Requirement:
Repeat everything from the first line of the listing below through the line that contains "currency: ['', '']", exactly. Leave out pictures.

Provided data:

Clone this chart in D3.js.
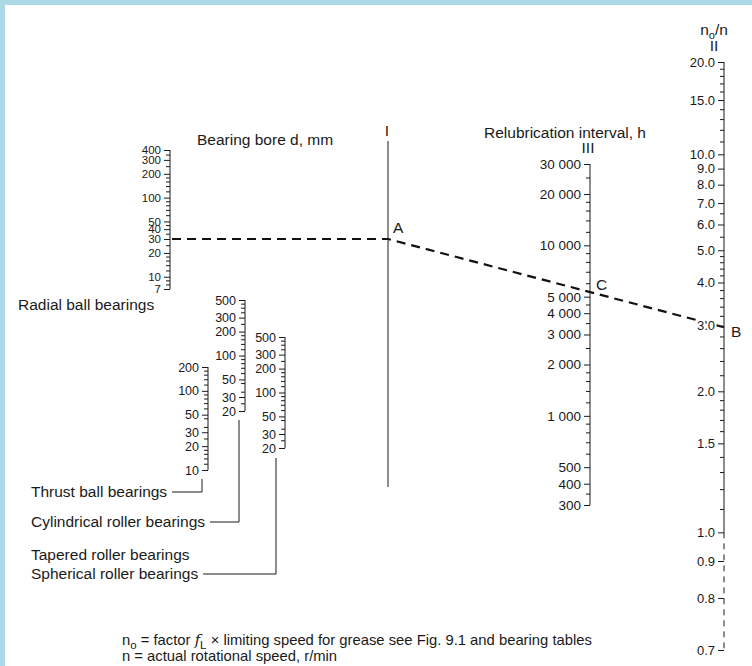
<!DOCTYPE html>
<html>
<head>
<meta charset="utf-8">
<script src="https://cdn.jsdelivr.net/npm/d3@7"></script>
<style>
    body { margin: 0; background: #fff; }
    text { font-family: "Liberation Sans", Arial, sans-serif; fill: #1a1a1a; }
</style>
</head>
<body>
<div class="vis-nomogram"></div>
<script>
// bore scales (mm)
const radialTicks = [7, 10, 20, 30, 40, 50, 100, 200, 300, 400];
const thrustTicks = [10, 20, 30, 50, 100, 200];
const cylTicks = [20, 30, 50, 100, 200, 300, 500];
const taperTicks = [20, 30, 50, 100, 200, 300, 500];
const boreMinor = [8, 9, 12, 14, 16, 18, 25, 35, 45, 60, 70, 80, 90, 120, 140, 160, 180, 250, 350, 400, 450];

// relubrication interval (h)
const intervalTicks = [300, 400, 500, 1000, 2000, 3000, 4000, 5000, 10000, 20000, 30000];
const intervalMinor = [350, 600, 700, 800, 900, 1200, 1400, 1600, 1800, 2500, 3500, 4500, 6000, 7000, 8000, 9000, 12000, 14000, 16000, 18000, 25000];

// speed ratio no/n
const ratioTicks = [0.7, 0.8, 0.9, 1.0, 1.5, 2.0, 3.0, 4.0, 5.0, 6.0, 7.0, 8.0, 9.0, 10.0, 15.0, 20.0];
const ratioMinor = [1.1, 1.2, 1.3, 1.4, 1.6, 1.7, 1.8, 1.9, 2.2, 2.4, 2.6, 2.8, 3.2, 3.4, 3.6, 3.8, 4.2, 4.4, 4.6, 4.8, 5.5, 6.5, 11, 12, 13, 14, 16, 17, 18, 19];

// worked example
const exampleBore = 30;
const exampleRatio = 2.97;

const W = 752, H = 666;
const svg = d3.select('.vis-nomogram').append('svg')
    .attr('width', W).attr('height', H);

svg.append('rect').attr('width', W).attr('height', H).attr('fill', '#fff');
svg.append('rect').attr('width', W).attr('height', 5).attr('fill', '#add8e6');
svg.append('rect').attr('width', 5).attr('height', H).attr('fill', '#add8e6');

const ink = '#1a1a1a';
const labelSize = '15.5px';

const nf = d3.formatLocale({ decimal: '.', thousands: ' ', grouping: [3], currency: ['', ''] }).format(',');

// scales
const yRadial = d3.scaleLog().domain([7, 400]).range([289, 150]);
const yThrust = d3.scaleLog().domain([10, 200]).range([470, 367]);
const yCyl = d3.scaleLog().domain([20, 500]).range([411, 300]);
const yTaper = d3.scaleLog().domain([20, 500]).range([448, 337]);
const yInterval = d3.scaleLog().domain([300, 30000]).range([505, 164]);
const ratioShift = 0.5;
const yRatioLog = d3.scaleLog().domain([20 - ratioShift, 0.7 - ratioShift]).range([62, 650]);
const yRatio = v => yRatioLog(v - ratioShift);

const xRadial = 170, xThrust = 208, xCyl = 245, xTaper = 285, xI = 388, xIII = 590, xII = 724;

function logAxis(x, scale, major, minor, fmt, size, shift) {
    shift = shift || 0;
    const g = svg.append('g').attr('transform', 'translate(' + x + ',0)');
    const lo = d3.min(major), hi = d3.max(major);
    const mins = minor.filter(d => d > lo && d < hi && major.indexOf(d) < 0);
    g.append('g').call(d3.axisLeft(scale).tickValues(mins.map(d => d - shift))
        .tickSize(4).tickSizeOuter(0).tickFormat(''));
    g.append('g').call(d3.axisLeft(scale).tickValues(major.map(d => d - shift))
        .tickSize(6).tickSizeOuter(0).tickPadding(3).tickFormat(d => fmt(d + shift)));
    g.selectAll('.domain').remove();
    g.selectAll('.tick line').attr('stroke', ink);
    g.selectAll('.tick text').attr('fill', ink).style('font-size', size)
        .style('font-family', '"Liberation Sans", Arial, sans-serif');
    return g;
}

function axisLine(x, y0, y1, dash) {
    svg.append('line').attr('x1', x).attr('x2', x).attr('y1', y0).attr('y2', y1)
        .attr('stroke', ink).attr('stroke-width', 1)
        .attr('stroke-dasharray', dash || null);
}

// worked example line (drawn first so labels sit on top)
const yA = yRadial(exampleBore);
const yB = yRatio(exampleRatio);
const yC = yA + (yB - yA) * (xIII - xI) / (xII - xI);
svg.append('path')
    .attr('d', d3.line()([[xRadial + 2, yA], [xI, yA], [xII, yB]]))
    .attr('fill', 'none').attr('stroke', '#111').attr('stroke-width', 2.2)
    .attr('stroke-dasharray', '9,6');

// bore scales
axisLine(xRadial, yRadial(7), yRadial(400));
logAxis(xRadial, yRadial, radialTicks, boreMinor, d3.format('d'), '11.5px');
axisLine(xThrust, yThrust(10), yThrust(200));
logAxis(xThrust, yThrust, thrustTicks, boreMinor, d3.format('d'), '12.5px');
axisLine(xCyl, yCyl(20), yCyl(500));
logAxis(xCyl, yCyl, cylTicks, boreMinor, d3.format('d'), '12.5px');
axisLine(xTaper, yTaper(20), yTaper(500));
logAxis(xTaper, yTaper, taperTicks, boreMinor, d3.format('d'), '12.5px');

// relubrication interval scale
axisLine(xIII, yInterval(300), yInterval(30000));
logAxis(xIII, yInterval, intervalTicks, intervalMinor, nf, '13.5px');

// speed ratio scale
axisLine(xII, yRatio(20), yRatio(1));
axisLine(xII, yRatio(1), yRatio(0.7), '6,5');
const gII = logAxis(xII, yRatioLog, ratioTicks, ratioMinor, d3.format('.1f'), '13px', ratioShift);
gII.selectAll('.tick text').attr('stroke', '#fff').attr('stroke-width', 4)
    .attr('paint-order', 'stroke');

// reference line I
axisLine(xI, 141, 487);

function label(x, y, str, anchor, size) {
    return svg.append('text').attr('x', x).attr('y', y)
        .attr('text-anchor', anchor || 'start')
        .style('font-size', size || labelSize).text(str);
}

label(197, 145, 'Bearing bore d, mm');
label(xI - 1, 136, 'I', 'middle');
label(565, 138, 'Relubrication interval, h', 'middle');
label(xIII - 2, 153, 'III', 'middle');
label(xII - 10, 51, 'II', 'middle');
const no = label(xII - 10, 35, 'n', 'middle');
no.append('tspan').attr('dy', 4).style('font-size', '11px').text('o');
no.append('tspan').attr('dy', -4).text('/n');

label(xI + 5, yA - 6, 'A');
label(xIII + 6, yC - 2, 'C');
label(xII + 7, yB + 10, 'B');

// bearing type labels and leaders
label(18, 310, 'Radial ball bearings');

function leader(txt, xLabel, yBase, xAxis, yTop) {
    const t = label(xLabel, yBase, txt);
    const w = t.node().getComputedTextLength();
    const xv = xAxis - 6, yh = yBase - 5;
    svg.append('path')
        .attr('d', d3.line()([[xLabel + w + 5, yh], [xv, yh], [xv, yTop]]))
        .attr('fill', 'none').attr('stroke', ink).attr('stroke-width', 1);
}
leader('Thrust ball bearings', 31, 497, xThrust, yThrust(10) + 9);
leader('Cylindrical roller bearings', 31, 527, xCyl, yCyl(20) + 9);
label(31, 560, 'Tapered roller bearings');
leader('Spherical roller bearings', 31, 579, xTaper - 3, yTaper(20) + 10);

// footnote
const f1 = label(122, 645, 'n', 'start', '14.8px');
f1.append('tspan').attr('dy', 4).style('font-size', '11.5px').text('o');
f1.append('tspan').attr('dy', -4).text(' = factor ');
f1.append('tspan').style('font-family', '"DejaVu Serif", serif').style('font-style', 'italic').text('f');
f1.append('tspan').attr('dy', 4).style('font-size', '11.5px').text('L');
f1.append('tspan').attr('dy', -4).text(' \u00d7 limiting speed for grease see Fig. 9.1 and bearing tables');
label(122, 661, 'n = actual rotational speed, r/min', 'start', '14.8px');
</script>
</body>
</html>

The response:
Clone this chart in D3.js.
<!DOCTYPE html>
<html>
<head>
<meta charset="utf-8">
<script src="https://cdn.jsdelivr.net/npm/d3@7"></script>
<style>
    body { margin: 0; background: #fff; }
    text { font-family: "Liberation Sans", Arial, sans-serif; fill: #1a1a1a; }
</style>
</head>
<body>
<div class="vis-nomogram"></div>
<script>
// bore scales (mm)
const radialTicks = [7, 10, 20, 30, 40, 50, 100, 200, 300, 400];
const thrustTicks = [10, 20, 30, 50, 100, 200];
const cylTicks = [20, 30, 50, 100, 200, 300, 500];
const taperTicks = [20, 30, 50, 100, 200, 300, 500];
const boreMinor = [8, 9, 12, 14, 16, 18, 25, 35, 45, 60, 70, 80, 90, 120, 140, 160, 180, 250, 350, 400, 450];

// relubrication interval (h)
const intervalTicks = [300, 400, 500, 1000, 2000, 3000, 4000, 5000, 10000, 20000, 30000];
const intervalMinor = [350, 600, 700, 800, 900, 1200, 1400, 1600, 1800, 2500, 3500, 4500, 6000, 7000, 8000, 9000, 12000, 14000, 16000, 18000, 25000];

// speed ratio no/n
const ratioTicks = [0.7, 0.8, 0.9, 1.0, 1.5, 2.0, 3.0, 4.0, 5.0, 6.0, 7.0, 8.0, 9.0, 10.0, 15.0, 20.0];
const ratioMinor = [1.1, 1.2, 1.3, 1.4, 1.6, 1.7, 1.8, 1.9, 2.2, 2.4, 2.6, 2.8, 3.2, 3.4, 3.6, 3.8, 4.2, 4.4, 4.6, 4.8, 5.5, 6.5, 11, 12, 13, 14, 16, 17, 18, 19];

// worked example
const exampleBore = 30;
const exampleRatio = 2.97;

const W = 752, H = 666;
const svg = d3.select('.vis-nomogram').append('svg')
    .attr('width', W).attr('height', H);

svg.append('rect').attr('width', W).attr('height', H).attr('fill', '#fff');
svg.append('rect').attr('width', W).attr('height', 5).attr('fill', '#add8e6');
svg.append('rect').attr('width', 5).attr('height', H).attr('fill', '#add8e6');

const ink = '#1a1a1a';
const labelSize = '15.5px';

const nf = d3.formatLocale({ decimal: '.', thousands: ' ', grouping: [3], currency: ['', ''] }).format(',');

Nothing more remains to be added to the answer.